Monkeys by L. B. U.

BEFORE the advent of man, and with him civilization, monkeys were spread over a much larger portion of the earth than at present. They lived in the south of Europe, in England, and in France. Except a few of the Paviane, those of the present time are found only in warm climates, and are very sensitive to cold.

Monkeys belong to the liveliest and most active of the mammalia. As everything eatable is acceptable to them, there is always something to catch, to dig, to gather—insects, fruits, roots, nuts, succulent herbs, buds, leaves, eggs, &c.

Many stories are told about the orang-outang, or pongo, an inhabitant of the islands of Borneo and Sumatra. It is the largest of the apes, being, in some cases, seven feet high.

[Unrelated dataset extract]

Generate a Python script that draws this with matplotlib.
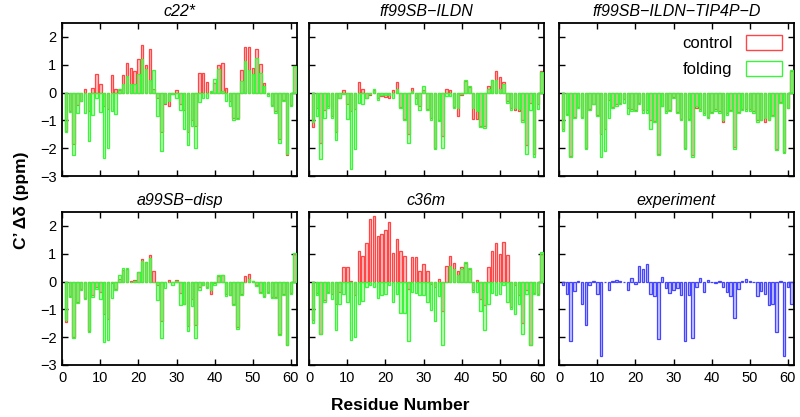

Vosmarin, a Hollander, kept a tamed pongo for a long time. He says, “My pongo had rather a sad and downcast look, but was gentle and affectionate, and very fond of society, preferring those persons who busied themselves about it. Once it seized a bottle of Malaga, uncorked it, brought the wine to a secure place, recorked the bottle, and set it back again. This monkey was very fond of roasted and boiled meats, and sucked eggs with great delight; however it preferred fruits to all other food. After drinking, it was in the habit of wiping its mouth with the back of the hand, as men sometimes do, and it generally used a toothpick. It made great preparations before going to sleep, shaking the hay for its bed, and making a bundle for a pillow; it covered itself with any cloth or garment it could find.

“Seeing me unlock a door, it observed very attentively, then put a piece of wood in the keyhole, and tried to turn it round. Having been scratched by a cat with which it was playing, it could never be induced to touch pussy again. It untied knots easily, and regularly practised upon the shoes of those who came near. It could lift very heavy burdens, and made as good use of its hind as of its fore legs; for example, if it could not reach a thing with the fore hands, it lay on its back, and drew the object with the hind ones. It never cried except when left alone. At first the crying resembled the howling of a dog, then it became rougher, and at last resembled the noise of a wood-saw. It died of consumption.”

Jeffries tells of an orang-outang which was very neat; it frequently washed the floor with a cloth, after carrying away all remnants of food. It also washed its face and hands like a man. This animal was very affectionate towards all who spoke kindly, and often kissed its owner and waiter.

A monkey holding some partially eaten fruit


The chimpanzee is more like man, in shape, than any other animal. It is from four to five feet high; is found in the  west part of Africa. Its strength is astonishing; one chimpanzee can break off branches of trees which two men cannot bend. It is kind and amiable, and very teachable. Captain Grantpret speaks of a chimpanzee, which he had on board ship, as follows: “It worked with the sailors, casting anchor, reefing sails, &c., and doing its full share of work faithfully. The ship’s baker depended upon it to heat the oven, which it did with wonderful care and exactness, never letting the coals fall, and ever getting the right heat. It made a peculiar motion to show that the oven was ready, and the baker, fully confiding in its judgment, was not disappointed. The sailors were very fond of it, and treated it as a companion; but the pilot, a cruel, heartless man, abused the animal, despite its pitiful looks and gestures, as it placed its hand upon its heart, and then stretched it towards him, to tell the pain it felt. However, it did not resent his continued ill-treatment, but refused to take any nourishment; five days after it died of hunger and a broken heart. The sailors bemoaned its loss as that of a companion.”

We read of another chimpanzee, which sat at table, ate with knife, fork, and spoon, drank from a wine-glass, used a napkin, put sugar into a cup, poured out tea, stirred it with a spoon, and sipped from the cup until cool enough to drink.

A sick monkey is truly a pitiable object; it sits quiet and sad, and its look, as it seems to beg for help, in its distress, is almost human. The nearer it approaches its end, the gentler and milder it becomes; losing in its animal, it seems to gain in its spiritual nature. It perceives a benefactor in its attending physician, and thankfully acknowledges his kindness. If it has been relieved by bleeding, it invariably stretches out its arm at the doctor’s approach, as if desiring to be bled again.